The animation is sub-par, the voice acting is sophomoric, and the fight scenes are unnecessarily hyperactive. However, I will say that the premise does have potential. Was that potential wasted? Many other viewers argue that it certainly was, or that there was no potential to be harnessed to begin with. I'm of the former opinion, but the issue I have with this anime is similar to the issue I have with similar premises seen in Sucker Punch, Elfen Lied and Evangelion. Using fanservice in the process of forming a criticism about fanservice is a tricky task much in the way establishing a criticism of war is difficult to do when you're using war itself as the vehicle for your plot.
The anime is mostly forgettable, although it left me with some interesting ideas about how we view combative women in anime. MOMH seems to be struggling to suggest that watching scantily clad, buxom women duke it out doesn't change the fact that they are essentially human beings committing acts of violence against each other and the consequences that entails. Many people also seem to think this anime was just abysmally bad, but if you think this is the worst anime ever produced, you probably haven't seen a lot of anime. Personally, I think most anime is crap admittedly due to the fact that most of it doesn't appeal to me. And believe me, I've given many anime a chance. Suffice to say I've seen much worse. MOMH is worth a quick view if you're killing time, but I wouldn't say it's incredibly painful to watch.
If the anime is trying to make a critical point about ill-conceived fan service, there are better ways to do this. Anime like Queen's Blade, Freezing and Kämpfer may be among its targets of deconstruction, but the pointlessness of MOMH's fan service hampers whatever thesis it has. Give it a quick watch, but don't overreact to its flaws. MOMH isn't made out to be Shakespeare, folks.
Anime So... What was the point of that?
The first thing you should never do when attempting to make a statement against something is to make your vehicle for the statement a blatant example of it and then desperately try to take it back. It didn't work for Funny Games (a film that has steadily shed defenders over the years), and it doesn't work here.
Before we begin, I should note that the animation, voice work, and general plot of the series is already duly excoriated in the other review, and so I need not touch on those. I'll stick to the concept itself.
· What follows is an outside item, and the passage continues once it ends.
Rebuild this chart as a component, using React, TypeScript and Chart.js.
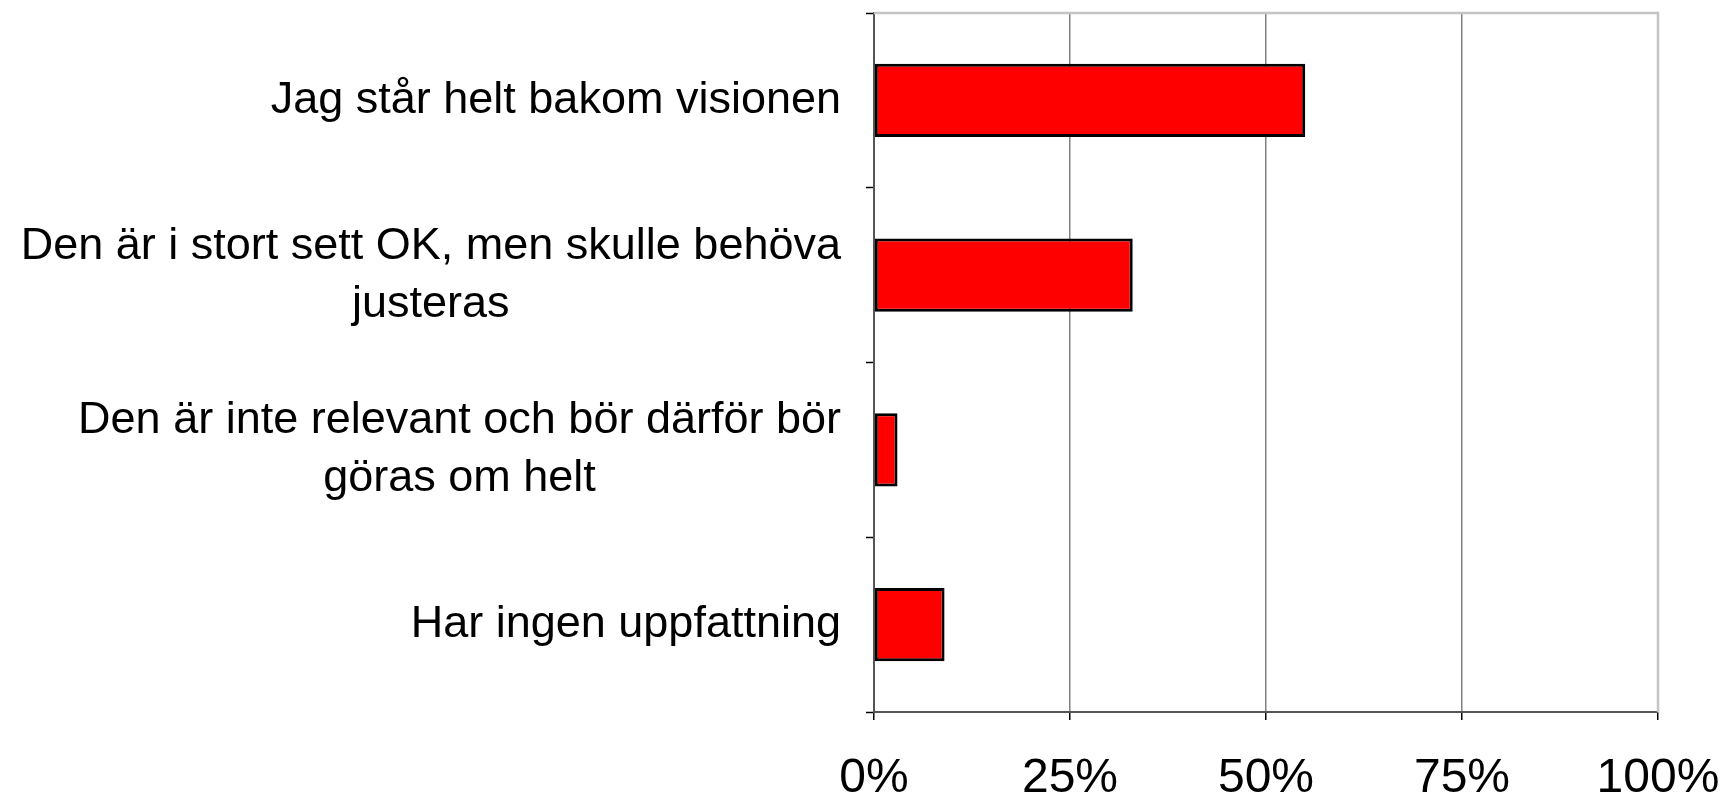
import React, { useEffect, useRef } from "react";
import { Chart, registerables } from "chart.js";

Chart.register(...registerables);

const categories: string[][] = [
  ["Jag står helt bakom visionen"],
  ["Den är i stort sett OK, men skulle behöva", "justeras"],
  ["Den är inte relevant och bör därför bör", "göras om helt"],
  ["Har ingen uppfattning"],
];
const values: number[] = [55, 33, 3, 9];
const xTicks: number[] = [0, 25, 50, 75, 100];

const FONT = '"Liberation Sans", Arial, sans-serif';

const borderPlugin = {
  id: "plotBorder",
  beforeDatasetsDraw(chart: any) {
    const { ctx, chartArea } = chart;
    ctx.save();
    ctx.strokeStyle = "#c4c4c4";
    ctx.lineWidth = 2.5;
    ctx.beginPath();
    ctx.moveTo(chartArea.left, chartArea.top);
    ctx.lineTo(chartArea.right, chartArea.top);
    ctx.lineTo(chartArea.right, chartArea.bottom);
    ctx.stroke();
    ctx.restore();
  },
};

const labelPlugin = {
  id: "catLabels",
  afterDraw(chart: any) {
    const { ctx } = chart;
    const yScale = chart.scales.y;
    const rightEdge = 841;
    const lineH = 58;
    ctx.save();
    ctx.font = `45px ${FONT}`;
    ctx.fillStyle = "#000";
    ctx.textAlign = "center";
    ctx.textBaseline = "middle";
    categories.forEach((lines, i) => {
      const yc = yScale.getPixelForValue(i);
      const maxW = Math.max(...lines.map((l) => ctx.measureText(l).width));
      const cx = rightEdge - maxW / 2;
      lines.forEach((l, j) => {
        ctx.fillText(l, cx, yc + (j - (lines.length - 1) / 2) * lineH);
      });
    });
    ctx.restore();
  },
};

export default function App() {
  const ref = useRef<HTMLCanvasElement>(null);
  useEffect(() => {
    if (!ref.current) return;
    const chart = new Chart(ref.current, {
      type: "bar",
      data: {
        labels: categories.map((c) => c.join(" ")),
        datasets: [
          {
            data: values,
            backgroundColor: "#ff0000",
            borderColor: "#000000",
            borderWidth: 3,
            borderSkipped: false,
            barPercentage: 0.42,
            categoryPercentage: 1,
          },
        ],
      },
      options: {
        indexAxis: "y",
        animation: false,
        responsive: false,
        layout: { padding: { left: 866, right: 65, top: 13, bottom: 0 } },
        plugins: { legend: { display: false }, tooltip: { enabled: false } },
        scales: {
          x: {
            min: 0,
            max: 100,
            afterBuildTicks: (scale: any) => {
              scale.ticks = xTicks.map((v) => ({ value: v }));
            },
            afterFit: (scale: any) => {
              scale.height = 84;
              scale.paddingRight = 0;
              scale.paddingLeft = 0;
            },
            border: { color: "#555", width: 2 },
            grid: {
              color: (c: any) => (c.tick && c.tick.value === 100 ? "rgba(0,0,0,0)" : "#808080"),
              lineWidth: 1.5,
              tickColor: "#000",
              tickLength: 8,
              tickWidth: 1.5,
            },
            ticks: {
              color: "#000",
              font: { family: FONT, size: 48 },
              padding: 30,
              maxRotation: 0,
              callback: (v: any) => `${v}%`,
            },
          },
          y: {
            afterFit: (scale: any) => {
              scale.width = 8;
            },
            border: { color: "#555", width: 2 },
            grid: {
              drawOnChartArea: false,
              offset: true,
              tickColor: "#000",
              tickLength: 8,
              tickWidth: 1.5,
            },
            ticks: { display: false },
          },
        },
      },
      plugins: [borderPlugin, labelPlugin],
    });
    return () => chart.destroy();
  }, []);
  return (
    <div style={{ position: "fixed", left: 0, top: 0, width: 1723, height: 796, background: "#fff" }}>
      <canvas ref={ref} width={1723} height={796} style={{ display: "block" }} />
    </div>
  );
}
This series wants to make you feel bad for liking the Panty Fighter genre. This would be all well and good except that I swear it has more nudity in it than freaking High School Of The Dead. And that series dragged the female protagonists into a Furo Scene before the second volume was a third over.
One could argue that this show could work, but then you look at the characters. Setting the last episode aside, the main character is the only person who's more than a two-dimensional archetype. The crowning achievement here is the "idol" girl, whose only trace of character is singing her own image song over and over. Why are we supposed to care when the fate of the losers is shown in the last episode? Oh, right, because suddenly they do have goals and dreams - told to us third-hand! A bit late, isn't it?
What truly represents the failure of this series is the DVD cover itself. The box cover has the main characters fully dressed. The slipcover shows them in a state of Clothing Damage. And on the opposite side of the slipcover, they're all down to just their panties. This is specially advertised on the box. A series trying to scold its viewers for objectifying women objectifies three of them before you even put the disc into the player.
Freezing deconstructs the concept of the Panty Fighter by having the injuries that destroy clothing taken to their logical conclusion. Queen's Blade, for all the scorn it gets, is a surprisingly feminist show underneath all the fanservice. Master of Martial Hearts has nothing to balance itself on except its naked scorn for the people who'd buy it, and even then it panders to that crowd while trying to insult them. Mean-spirited and meaningless.